The committee, he said, brought together members from the office of the PM, and the ministries of Finance, Special Programmes and Agriculture, and as such all should share the blame for the maize shortage.

“I have never wanted to say this in public but that is the truth about this issue of maize,” he is reported to have said.

He said he had ordered his permanent secretary, Dr Romano Kiome, to invite the Kenya Anti-Corruption Commission (KACC) to investigate the issue “when the minister (Ms Karua) was telling villagers in Gichugu about the stolen maize”.

Ms Karua was fighting him politically, he is reported to have said, and was merely using the maize shortage as an excuse.

Sources at the meeting said the Justice minister denied fighting Mr Ruto, adding that her statements outside Cabinet were confined to the maize shortage.

Ms Karua argued that documents linking Mr Ruto to the allocation of maize to a few individuals and companies posing as millers were in public domain.

“There is no need to fight the Hon Ruto because everything (about the disappearance of maize from the NCPB) is in the public limelight. What I said were facts as they were,” she is quoted to have said.

The maize in question, she is reported to have explained, was subsidised by the government and could not be freely sold to individuals and companies as stipulated in the NCPB Act.

“This is government maize, which is subsidised for the sake of starving Kenyans. We are not talking about NCPB stocks that can be sold to anybody. Any allocation of this maize to individuals and companies that pose as brokers is corruption,” she is reported to have said.

Mr Ruto wrote notes for individuals to be allocated maize, she charged, according to the sources. Mr Ruto challenged Ms Karua to produce the letters he allegedly wrote, or forward them to KACC.

During the exchange, the President sat quietly, watching the sparring ministers, a source at the meeting said. “The President did not say or do anything. He just sat there quietly watching as the ministers took on each other. It was chaotic, hot and eruptive,” the source said.

The two ministers have been sparring in public over the past three weeks, with Ms Karua demanding Mr Ruto’s resignation over the maize scandal. The saga has gripped the country since December 2008 when it emerged that maize stocks in emergency stores had declined to 1.2 million bags.

Shortly after the government intervened and directed the board to sell 140,000 bags to millers at a subsidised price of Sh1,750 a bag, it was reported that 100,000 bags of the cereal had gone missing.

Another 400,000 bags were to be released to millers but were instead allocated to brokers who posed as millers but sold the maize at Sh2,500, earning a quick profit of Sh850 a bag.

Ikolomani MP Bonny Khalwale raised the matter in Parliament and produced documents that linked the minister and his personal assistant to the allocation.

Mr Ruto faces a censure motion on Wednesday brought by Dr Khalwale. “I am confident MPs will support my motion because we want to put an end to impunity,” he said.

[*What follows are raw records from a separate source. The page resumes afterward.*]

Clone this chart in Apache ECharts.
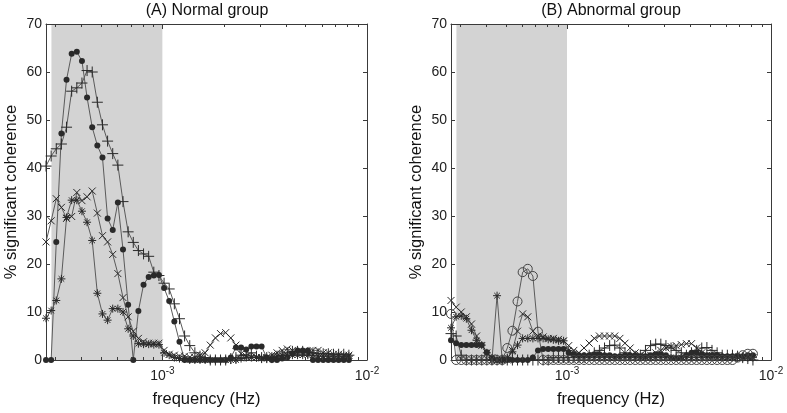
<!DOCTYPE html>
<html><head><meta charset="utf-8">
<script src="https://cdn.jsdelivr.net/npm/echarts@6/dist/echarts.min.js"></script>
<style>html,body{margin:0;padding:0;background:#fff}#c{width:787px;height:413px}</style>
</head><body><div id="c"></div>
<script>
// frequency grid (Hz)
const freq = [2.700e-4, 2.861e-4, 3.031e-4, 3.211e-4, 3.402e-4, 3.604e-4, 3.819e-4, 4.046e-4, 4.286e-4, 4.541e-4,
  4.811e-4, 5.097e-4, 5.400e-4, 5.721e-4, 6.061e-4, 6.422e-4, 6.804e-4, 7.208e-4, 7.637e-4, 8.091e-4,
  8.572e-4, 9.082e-4, 9.622e-4, 1.0194e-3, 1.0800e-3, 1.1442e-3, 1.2123e-3, 1.2844e-3, 1.3607e-3, 1.4416e-3,
  1.5274e-3, 1.6182e-3, 1.7144e-3, 1.8164e-3, 1.9244e-3, 2.0388e-3, 2.1600e-3, 2.2884e-3, 2.4245e-3, 2.5687e-3,
  2.7214e-3, 2.8833e-3, 3.0547e-3, 3.2364e-3, 3.4288e-3, 3.6327e-3, 3.8487e-3, 4.0776e-3, 4.3200e-3, 4.5769e-3,
  4.8491e-3, 5.1374e-3, 5.4429e-3, 5.7666e-3, 6.1095e-3, 6.4728e-3, 6.8577e-3, 7.2655e-3, 7.6975e-3, 8.1552e-3];

// (A) Normal group
const normalDot = [0, 0, 24.6, 47.2, 58.4, 63.8, 64.2, 62.3, 54.7, 48.5,
  44.7, 42.2, 29.5, 27.1, 32.8, 23, 11.5, 0, 10.2, 15.7,
  17.3, 17.6, 17.7, 15, 12.3, 8, 3.8, 0, 0, 0,
  0, 0, 0, 0, 0, 0, 0.5, 2.6, 2.6, 2.2,
  2.8, 2.8, 2.8, 0.5, 0, 0, 0.3, 0.5, 1.3, 2,
  2, 2, 0, 0, 0, 0, 0, 0, 0, 0];
const normalPlus = [40.4, 42.5, 44, 45, 48.5, 56, 56.7, 57.7, 60.3, 60,
  53.7, 49, 45.6, 43, 40.6, 33, 26.7, 24.5, 22.8, 22.1,
  21.6, 18.3, 17.6, 16, 14.8, 11.7, 8.6, 5, 3, 1.5,
  0.8, 0.5, 0, 0, 0, 0, 0.3, 0.5, 1, 1,
  1.5, 0.8, 0.5, 0.5, 0.5, 0.8, 1, 1.5, 1.8, 1.8,
  1.8, 1.5, 1.5, 1.3, 1.3, 1.3, 1.2, 1.2, 1.2, 1];
const normalCross = [24.6, 29, 33.6, 31.8, 29.5, 29.9, 34.9, 33.2, 34, 35.2,
  30.6, 25.9, 24.6, 22, 18, 13, 9, 6, 4.5, 3.8,
  3.5, 3.5, 3.5, 2, 1.2, 1, 0.8, 0.8, 0.6, 0.5,
  1, 1.5, 3.1, 4.6, 5.5, 5.7, 4.6, 3.1, 1.3, 0.8,
  0.6, 0.5, 0.5, 0.5, 1, 1.5, 2, 2.3, 2, 1.5,
  1.5, 1.5, 2, 2, 1.5, 1.5, 1.2, 1.2, 1, 1];
const normalStar = [8.7, 10.3, 12.4, 16.9, 29.7, 33.3, 33.3, 31, 28.7, 24.9,
  13.9, 9.6, 8.3, 10.7, 10.7, 10, 6.5, 5, 3.4, 3.3,
  3.3, 3.2, 3.2, 1.5, 1, 0.5, 0.3, 0.2, 0, 0,
  0, 0, 0, 0, 0, 0, 0, 0, 0.3, 0.5,
  0.5, 0.5, 0.3, 0.3, 0.5, 0.8, 1, 1, 1, 1,
  1, 1, 1, 0.8, 0.8, 0.8, 0.8, 0.8, 0.8, 0.8];

// (B) Abnormal group
const abnCircle = [9.6, 0, 0, 0, 0, 0, 0, 0, 0, 0,
  0, 2.5, 6.1, 12.2, 18.3, 19, 17.5, 5.9, 0, 0,
  0, 0, 0, 0, 0, 0, 0, 0, 0, 0,
  0, 0, 0, 0, 0, 0, 0, 0, 0, 0,
  0, 0, 0, 0, 0, 0, 0, 0, 0, 0,
  0, 0, 0, 0, 0, 0, 0.5, 1, 1.3, 1.3];
const abnCross = [12.4, 11, 10, 9, 7.5, 5, 3, 1.5, 0.5, 0,
  0, 0, 2, 6, 9.6, 9, 6, 5, 4.8, 4.5,
  4.5, 4.3, 4, 3, 2, 1.5, 2.5, 3.5, 4.5, 5,
  5, 5, 5, 4.5, 3.5, 2.5, 1.5, 1, 0.8, 1,
  1.5, 2, 2.5, 2.8, 3, 3.2, 3.4, 3.4, 2.5, 1.5,
  1, 0.8, 0.5, 0.5, 0.5, 0.5, 0.5, 0.5, 0.5, 0.5];
const abnStar = [6.7, 9, 9.2, 8.6, 6.2, 4.1, 3.1, 1.5, 0, 13.4,
  0, 0.5, 1.7, 3.1, 4.5, 4.5, 4.5, 4.5, 4.5, 4.3,
  4.2, 4, 4, 2, 1, 0.5, 0.5, 0.5, 0.5, 0.5,
  0.5, 0.5, 0.5, 0.5, 0.5, 0.5, 0.5, 0.5, 0.5, 0.5,
  0.5, 0.5, 0.5, 0.5, 0.5, 0.5, 0.5, 0.5, 0.5, 0.5,
  0.5, 0.5, 0.5, 0.5, 0.5, 0.5, 0.5, 0.5, 0.5, 0.5];
const abnPlus = [5.5, 5, 1, 0, 0, 0, 0, 0, 0, 0,
  0, 0, 0, 0, 0, 0, 0, 0, 0, 0,
  0.5, 0.5, 0.5, 0.5, 0.5, 0.5, 0.5, 1, 1.5, 2,
  2.5, 3, 3.1, 2.5, 1.5, 1, 0.8, 1, 2, 3,
  3.3, 3.3, 3, 2.5, 2, 1.5, 1, 1.5, 2, 2.5,
  2.6, 2, 1.5, 1, 1, 1, 0.8, 0.5, 0.3, 0];
const abnDot = [4.1, 3.5, 3.1, 3.1, 3.1, 3.1, 3.1, 1.6, 0.5, 0,
  0, 0, 0, 0, 0, 0, 0.5, 2, 2.3, 2.3,
  2.3, 2.3, 2.3, 1.5, 1.2, 1, 1, 1, 1.2, 1.2,
  1, 1, 0.8, 0.8, 1, 1, 1, 0.8, 0.8, 1,
  1.2, 1.2, 1, 0.5, 0.3, 0.5, 1, 1.5, 1.5, 1.2,
  1, 1, 1, 0.8, 0.8, 0.8, 0.8, 0.8, 1, 1];

// axis ticks / bands
const xMin = 2.7e-4, xMax = 1e-2;
const shadeBand = [2.87e-4, 1e-3];
const minorTicks = [3e-4, 4e-4, 5e-4, 6e-4, 7e-4, 8e-4, 9e-4, 2e-3, 3e-3, 4e-3, 5e-3, 6e-3, 7e-3, 8e-3, 9e-3];
const yTickInterval = 10;
const panelTitles = ['(A) Normal group', '(B) Abnormal group'];

const FONT = 'Arial, "Liberation Sans", Helvetica, sans-serif';
const AX = '#3a3a3a';
const LINE = '#5a5a5a';
const MK = '#2a2a2a';

const SYM = {
  dot: {symbol: 'circle', size: 6, style: {color: MK, borderWidth: 0}},
  plus: {symbol: 'path://M0,5L10,5M5,0L5,10', size: 11, style: {color: 'none', borderColor: MK, borderWidth: 1}},
  cross: {symbol: 'path://M0,0L10,10M10,0L0,10', size: 7, style: {color: 'none', borderColor: MK, borderWidth: 1}},
  star: {symbol: 'path://M5,0L5,10M0,5L10,5M1.5,1.5L8.5,8.5M8.5,1.5L1.5,8.5', size: 8, style: {color: 'none', borderColor: MK, borderWidth: 1}},
  circle: {symbol: 'circle', size: 9, style: {color: 'none', borderColor: '#444', borderWidth: 1}}
};

const chart = echarts.init(document.getElementById('c'), null, {renderer: 'canvas'});

const grids = [
  {left: 46, top: 24, width: 321, height: 337.5},
  {left: 451, top: 24, width: 320, height: 337.5}
];

function expLabel(v) {
  const e = Math.log10(v);
  if (Math.abs(e - Math.round(e)) > 1e-6) return '';
  return '{b|10}{e|' + Math.round(e) + '}';
}

const xAxes = [], yAxes = [], series = [];
grids.forEach((g, gi) => {
  xAxes.push({
    type: 'log', logBase: 10, gridIndex: gi, min: xMin, max: xMax,
    axisLine: {onZero: false, lineStyle: {color: AX, width: 1}},
    axisTick: {inside: true, length: 5, lineStyle: {color: AX}},
    splitLine: {show: false},
    axisLabel: {formatter: expLabel, margin: 6, color: '#222',
      rich: {b: {fontSize: 14, fontFamily: FONT, color: '#222', padding: [3, 0, 0, 0]},
             e: {fontSize: 10, fontFamily: FONT, color: '#222', verticalAlign: 'top'}}},
    name: 'frequency (Hz)', nameLocation: 'middle', nameGap: 31,
    nameTextStyle: {fontSize: 16.5, fontFamily: FONT, color: '#111'}
  });
  xAxes.push({
    type: 'log', logBase: 10, gridIndex: gi, min: xMin, max: xMax, position: 'top',
    axisLine: {onZero: false, lineStyle: {color: AX, width: 1}},
    axisTick: {inside: true, length: 5, lineStyle: {color: AX}},
    axisLabel: {show: false}, splitLine: {show: false}
  });
  yAxes.push({
    type: 'value', gridIndex: gi, min: 0, max: 70, interval: yTickInterval,
    axisLine: {show: true, onZero: false, lineStyle: {color: AX, width: 1}},
    axisTick: {show: true, inside: true, length: 4, lineStyle: {color: AX}},
    splitLine: {show: false},
    axisLabel: {fontSize: 14, fontFamily: FONT, color: '#222', margin: 4},
    name: '% significant coherence', nameLocation: 'middle', nameGap: 26,
    nameTextStyle: {fontSize: 16.5, fontFamily: FONT, color: '#111'}
  });
  yAxes.push({
    type: 'value', gridIndex: gi, min: 0, max: 70, interval: yTickInterval, position: 'right',
    axisLine: {show: true, onZero: false, lineStyle: {color: AX, width: 1}},
    axisTick: {show: true, inside: true, length: 4, lineStyle: {color: AX}},
    splitLine: {show: false}, axisLabel: {show: false}
  });
  // shaded band
  series.push({
    type: 'custom', xAxisIndex: gi * 2, yAxisIndex: gi * 2, silent: true, z: 0,
    data: [[shadeBand[0], 0, shadeBand[1]]],
    renderItem: (params, api) => {
      const cs = params.coordSys;
      const x1 = api.coord([api.value(0), 0])[0];
      const x2 = api.coord([api.value(2), 0])[0];
      return {type: 'rect', shape: {x: x1, y: cs.y, width: x2 - x1, height: cs.height},
        style: {fill: '#d3d3d3'}};
    }
  });
  // minor log ticks (top and bottom)
  series.push({
    type: 'custom', xAxisIndex: gi * 2, yAxisIndex: gi * 2, silent: true, z: 6,
    data: minorTicks.map(v => [v, 0]),
    renderItem: (params, api) => {
      const cs = params.coordSys;
      const x = Math.round(api.coord([api.value(0), 0])[0]) + 0.5;
      return {type: 'group', children: [
        {type: 'line', shape: {x1: x, y1: cs.y + cs.height, x2: x, y2: cs.y + cs.height - 3}, style: {stroke: AX, lineWidth: 1}},
        {type: 'line', shape: {x1: x, y1: cs.y, x2: x, y2: cs.y + 3}, style: {stroke: AX, lineWidth: 1}}
      ]};
    }
  });
});

function addLine(gi, vals, kind) {
  const s = SYM[kind];
  series.push({
    type: 'line', xAxisIndex: gi * 2, yAxisIndex: gi * 2, z: 3,
    data: freq.map((f, i) => [f, vals[i]]),
    symbol: s.symbol, symbolSize: s.size, showSymbol: true, showAllSymbol: true,
    itemStyle: s.style,
    lineStyle: {color: LINE, width: 1},
    emphasis: {disabled: true}, silent: true
  });
}
addLine(0, normalStar, 'star');
addLine(0, normalCross, 'cross');
addLine(0, normalPlus, 'plus');
addLine(0, normalDot, 'dot');
addLine(1, abnPlus, 'plus');
addLine(1, abnStar, 'star');
addLine(1, abnCross, 'cross');
addLine(1, abnDot, 'dot');
addLine(1, abnCircle, 'circle');

chart.setOption({
  animation: false,
  backgroundColor: '#fff',
  title: [
    {text: panelTitles[0], left: 207, top: 3, textAlign: 'center', padding: 0,
      textStyle: {fontSize: 16, fontWeight: 'normal', fontFamily: FONT, color: '#111'}},
    {text: panelTitles[1], left: 611, top: 3, textAlign: 'center', padding: 0,
      textStyle: {fontSize: 16, fontWeight: 'normal', fontFamily: FONT, color: '#111'}}
  ],
  grid: grids,
  xAxis: xAxes,
  yAxis: yAxes,
  series: series
});
</script></body></html>
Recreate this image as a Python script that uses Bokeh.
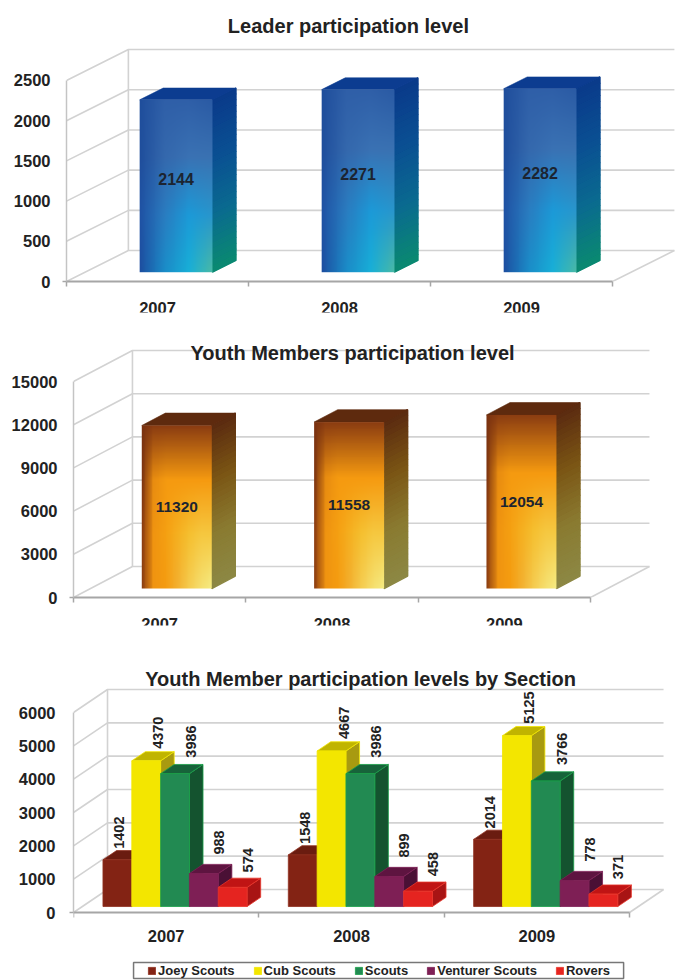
import math
import numpy as np
from bokeh.plotting import figure
from bokeh.layouts import column
from bokeh.models import FixedTicker, Label, Legend, LegendItem
from bokeh.embed import file_html
from bokeh.resources import INLINE

# ---- data ----
years = ["2007", "2008", "2009"]
leaders = [2144, 2271, 2282]
youth = [11320, 11558, 12054]
joey = [1402, 1548, 2014]
cub = [4370, 4667, 5125]
scouts = [3986, 3986, 3766]
venturer = [988, 899, 778]
rovers = [574, 458, 371]
section_names = ["Joey Scouts", "Cub Scouts", "Scouts", "Venturer Scouts", "Rovers"]
leader_ticks = [0, 500, 1000, 1500, 2000, 2500]
youth_ticks = [0, 3000, 6000, 9000, 12000, 15000]
section_ticks = [0, 1000, 2000, 3000, 4000, 5000, 6000]

# ---- styles ----
FONT = "Liberation Sans"
GRID = "#d2d2d2"
AXIS = "#a6a6a6"
INK = "#222222"
BLUE_FRONT = [["#1f4e9c", "#2f5fa8", "#2f5fa8", "#2a5aa4"],
              ["#1f4e9c", "#3468ad", "#3a72b4", "#3a72b2"],
              ["#1f52a4", "#2a7cc0", "#1c9ad8", "#2a96cc"],
              ["#1d4ea0", "#1a8cc8", "#18b0d8", "#4cbba4"]]
BLUE_SIDE = ["#0a3a8a", "#0a4f92", "#0a6a90", "#0a8a70"]
BLUE_CAP = "#0c3c90"
ORANGE_FRONT = [["#7a3210", "#8a3c12", "#8a3c12", "#8a3c12", "#8a3c12", "#8a3c12", "#8a3c12"],
                ["#7a3210", "#e88c10", "#f59a10", "#f59a10", "#f59a10", "#f59a10", "#f59a10"],
                ["#8a3a10", "#f09410", "#f5a012", "#f5b020", "#f5c030", "#f5c840", "#f5c840"],
                ["#8a3c10", "#f09410", "#f59c10", "#f3b030", "#f5cc50", "#f5e070", "#f5ee85"]]
ORANGE_SIDE = ["#5a2a10", "#7a5414", "#8a7a30", "#8c8844"]
ORANGE_CAP = "#5e2a0e"
SECTION_COLORS = [("#832314", "#6a1c10", "#5a1a10", "#8f3020"),
                  ("#f3e600", "#c0b400", "#a89a10", "#f3e600"),
                  ("#228a52", "#17633a", "#14532f", "#18a048"),
                  ("#7e1f55", "#5e1440", "#4a1035", "#7e1f55"),
                  ("#e52420", "#c01414", "#a81414", "#e8352a")]
LABEL_SHIFTS = [(2, 11), (12, 12), (16, 16), (15, 19), (15, 15)]


def rgb(h):
    return tuple(int(h[i:i + 2], 16) for i in (1, 3, 5))


def mix(a, b, t):
    return tuple(a[i] + (b[i] - a[i]) * t for i in range(3))


def css(c):
    return "#%02x%02x%02x" % tuple(int(round(v)) for v in c)


def lerp_list(colors, t):
    s = t * (len(colors) - 1)
    i = min(int(s), len(colors) - 2)
    return mix(rgb(colors[i]), rgb(colors[i + 1]), s - i)


def grid_color(grid, u, v):
    s = v * (len(grid) - 1)
    i = min(int(s), len(grid) - 2)
    return mix(lerp_list(grid[i], u), lerp_list(grid[i + 1], u), s - i)


def make_fig(height, left, bottom, y_start, y_end, x_end, ticks, tick_size, standoff, x_standoff):
    p = figure(width=675, height=height, output_backend="svg", toolbar_location=None,
               x_range=(0, x_end), y_range=(y_start, y_end), title=None,
               min_border_left=left, min_border_right=0, min_border_top=0, min_border_bottom=bottom)
    p.frame_align = False
    p.outline_line_color = None
    p.grid.visible = False
    p.background_fill_color = "white"
    p.border_fill_color = "white"
    ya = p.yaxis[0]
    ya.ticker = FixedTicker(ticks=ticks, minor_ticks=[0])
    ya.bounds = (0, ticks[-1])
    ya.axis_line_color = "#c4c4c4"
    ya.axis_line_width = 1.5
    ya.major_tick_line_color = None
    ya.major_tick_in = 0
    ya.major_tick_out = 0
    ya.minor_tick_line_color = AXIS
    ya.minor_tick_in = 0
    ya.minor_tick_out = 4
    ya.minor_tick_line_width = 1.5
    ya.major_label_standoff = standoff
    ya.major_label_text_font = FONT
    ya.major_label_text_font_style = "bold"
    ya.major_label_text_font_size = tick_size
    ya.major_label_text_color = INK
    xa = p.xaxis[0]
    xa.ticker = FixedTicker(ticks=[0.5, 1.5, 2.5], minor_ticks=[0, 1, 2, 3])
    xa.major_label_overrides = {0.5: years[0], 1.5: years[1], 2.5: years[2]}
    xa.bounds = (0, 3)
    xa.axis_line_color = AXIS
    xa.axis_line_width = 2
    xa.major_tick_line_color = None
    xa.major_tick_in = 0
    xa.major_tick_out = 0
    xa.minor_tick_line_color = AXIS
    xa.minor_tick_in = 0
    xa.minor_tick_out = 5
    xa.minor_tick_line_width = 1.5
    xa.major_label_standoff = x_standoff
    xa.major_label_text_font = FONT
    xa.major_label_text_font_style = "bold"
    xa.major_label_text_font_size = tick_size
    xa.major_label_text_color = INK
    return p


def draw_walls(p, ticks, bdx, bdy):
    xs, ys = [], []
    top = ticks[-1]
    for t in ticks:
        xs.append([0, bdx, 3 + bdx])
        ys.append([t, t + bdy, t + bdy])
    xs.append([bdx, bdx])
    ys.append([bdy, top + bdy])
    xs.append([3, 3 + bdx])
    ys.append([0, bdy])
    p.multi_line(xs, ys, line_color=GRID, line_width=1.6)


def front_image(grid):
    nx, ny = 80, 190
    img = np.zeros((ny, nx), dtype=np.uint32)
    view = img.view(dtype=np.uint8).reshape((ny, nx, 4))
    for jy in range(ny):
        for jx in range(nx):
            c = grid_color(grid, (jx + 0.5) / nx, (ny - jy - 0.5) / ny)
            view[jy, jx] = (int(c[0]), int(c[1]), int(c[2]), 255)
    return img


def draw_gradient_bars(p, values, bdx, bdy, width, d0, d1, front, side, cap, y_shift, label_size):
    ny = 30
    tex = front_image(front)
    for i, val in enumerate(values):
        x0 = i + 0.5 - width / 2
        x1 = x0 + width
        fx0, fx1 = x0 + d0 * bdx, x1 + d0 * bdx
        base = d0 * bdy
        ox, oy = (d1 - d0) * bdx, (d1 - d0) * bdy
        sx, sy, sc = [], [], []
        for k in range(ny):
            a, b = val * (1 - k / ny), val * (1 - (k + 1) / ny)
            sx.append([fx1, fx1 + ox, fx1 + ox, fx1])
            sy.append([base + a, base + a + oy, base + b + oy, base + b])
            sc.append(css(lerp_list(side, (k + 0.5) / ny)))
        p.patches(sx, sy, fill_color=sc, line_color=sc, line_width=1.4)
        p.patch([fx0, fx0 + ox, fx1 + ox, fx1],
                [base + val, base + val + oy, base + val + oy, base + val],
                fill_color=cap, line_color=cap, line_width=0.6)
        p.image_rgba(image=[tex], x=[fx0], y=[base], dw=[fx1 - fx0], dh=[val])
        p.text([(fx0 + fx1) / 2], [base + val / 2], text=[str(val)], text_align="center",
               text_baseline="middle", text_font={"value": FONT}, text_font_style="bold",
               text_font_size={"value": label_size}, text_color="#1c2430", y_offset=y_shift)


def add_title(p, text, x, y, size):
    p.add_layout(Label(x=x, y=y, text=text, text_align="center", text_baseline="middle",
                       text_font=FONT, text_font_style="bold", text_font_size=size,
                       text_color=INK))


# ---- chart 1: leaders ----
p1 = make_fig(321, 66, 40, 0, 3495, 3.346, leader_ticks, "16.5px", 12, 15)
draw_walls(p1, leader_ticks, 0.34, 385)
draw_gradient_bars(p1, leaders, 0.34, 385, 0.40, 0.30, 0.68, BLUE_FRONT, BLUE_SIDE, BLUE_CAP, -7, "16px")
add_title(p1, "Leader participation level", 1.549, 3184, "20px")
p1.margin = (0, 0, -9, 0)

# ---- chart 2: youth members ----
p2 = make_fig(325, 73, 40, 0, 19792, 3.493, youth_ticks, "16.5px", 12, 15)
draw_walls(p2, youth_ticks, 0.342, 2153)
draw_gradient_bars(p2, youth, 0.342, 2153, 0.406, 0.29, 0.69, ORANGE_FRONT, ORANGE_SIDE, ORANGE_CAP, 0, "15.5px")
add_title(p2, "Youth Members participation level", 1.619, 17014, "20px")
p2.margin = (0, 0, -12, 0)

# ---- chart 3: sections ----
p3 = make_fig(355, 73, 0, -2040, 8610, 3.248, section_ticks, "16.5px", 14, 12)
p3.xaxis[0].fixed_location = 0
BDX3, BDY3, D0, D1, BW = 0.1835, 690, 0.26, 0.66, 0.1555
draw_walls(p3, section_ticks, BDX3, BDY3)
items = []
for s, (series, name) in enumerate(zip([joey, cub, scouts, venturer, rovers], section_names)):
    fc, cc, sc, ec = SECTION_COLORS[s]
    lx, rx, tops = [], [], []
    sxs, sys, cxs, cys = [], [], [], []
    ox, oy = (D1 - D0) * BDX3, (D1 - D0) * BDY3
    base = D0 * BDY3
    for i, val in enumerate(series):
        x0 = i + 0.5 - 2.5 * BW + s * BW + D0 * BDX3
        x1 = x0 + BW
        lx.append(x0)
        rx.append(x1)
        tops.append(base + val)
        sxs.append([x1, x1 + ox, x1 + ox, x1])
        sys.append([base + val, base + val + oy, base + oy, base])
        cxs.append([x0, x0 + ox, x1 + ox, x1])
        cys.append([base + val, base + val + oy, base + val + oy, base + val])
    p3.patches(sxs, sys, fill_color=sc, line_color=ec, line_width=0.8)
    p3.patches(cxs, cys, fill_color=cc, line_color=ec, line_width=0.8)
    front = p3.quad(left=lx, right=rx, top=tops, bottom=[base] * 3, fill_color=fc,
                    line_color=ec, line_width=0.8)
    items.append(LegendItem(label=name, renderers=[front]))
for s, series in enumerate([joey, cub, scouts, venturer, rovers]):
    for i, val in enumerate(series):
        cx = i + 0.5 - 2.5 * BW + (s + 0.5) * BW + D0 * BDX3
        p3.text([cx], [D0 * BDY3 + val], text=[str(val)], angle=math.pi / 2,
                text_align="left", text_baseline="middle", text_font={"value": FONT},
                text_font_style="bold", text_font_size={"value": "14.5px"}, text_color=INK,
                x_offset=LABEL_SHIFTS[s][0], y_offset=-LABEL_SHIFTS[s][1])
add_title(p3, "Youth Member participation levels by Section", 1.549, 7020, "20px")
p3.quad(left=[0.324], right=[2.968], top=[-1500], bottom=[-1980], fill_color=None,
        line_color="#777777", line_width=1.5)
legend = Legend(items=items, location=(74, 2), orientation="horizontal", spacing=18,
                padding=3, margin=0, glyph_width=9, glyph_height=9, label_height=11,
                label_standoff=2, label_text_font=FONT, label_text_font_style="bold",
                label_text_font_size="13px", label_text_color=INK,
                border_line_color=None, background_fill_alpha=0)
p3.add_layout(legend)

page = column(p1, p2, p3, spacing=0)
open("out.html", "w").write(file_html(page, INLINE))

Dr Khalwale tabled a similar motion against Trade minister Amos Kimunya, then Finance minister, which saw him leave the Cabinet for a while. Some MPs from Mr Ruto’s Rift Valley stronghold have vowed to support him in the House.

At the Cabinet meeting, Energy minister Kiraitu Murungi is reported to have defended Mr Ruto, arguing that there were correct channels in the Cabinet to resolve issues.

Mr Murungi, who is facing questions of his own over the loss of 237 million litres of oil by Kenya Pipeline Company, is said to have argued that it was wrong for Cabinet colleagues to fight each other in public on matters that were still under investigation. He is said to have challenged Ms Karua to resign for personalising the war against corruption for political reasons.

“If it is the question of resigning, she should lead the way because she is using the fight on corruption to fight political wars and enemies,” Mr Murungi is quoted as saying.

In response, Ms Karua is said to have spoken of “some people” who have always been protected and kept in Cabinet in spite of the mistakes they had made.

Mr Odinga, it is said, distanced himself from the maize scandal, arguing that his job as the chairman of the Cabinet committee on food security was to get views from the ministries and make policy.

ECK commissioners

“I presented the policy paper to this Cabinet and once it was approved, I handed it over to respective ministries for implementation,” sources quoted him.

The maize scandal aside, the Cabinet approved a Sh68,701,260 send-off package for former ECK commissioners. The proposal means that the commissioners will be paid a three-months gross salary and a 31 per cent gratuity of their basic salary for the period they served in the commission.

They will also receive one month salary in lieu of notice and their leave will also be converted into cash. Former chairman Samuel Kivuitu will pocket Sh5.8 million while the rest of the 21 former commissioners will receive between Sh2 million and Sh4 million.

A total of 467 employees will be redeployed to various ministries with the Public Service getting the lion’s share of 312 members. Those who will not be re-deployed will receive Sh170,000 golden handshake, a month’s salary in lieu of notice, severance pay of one month basic salary for each year worked and pending leave days will be converted into cash.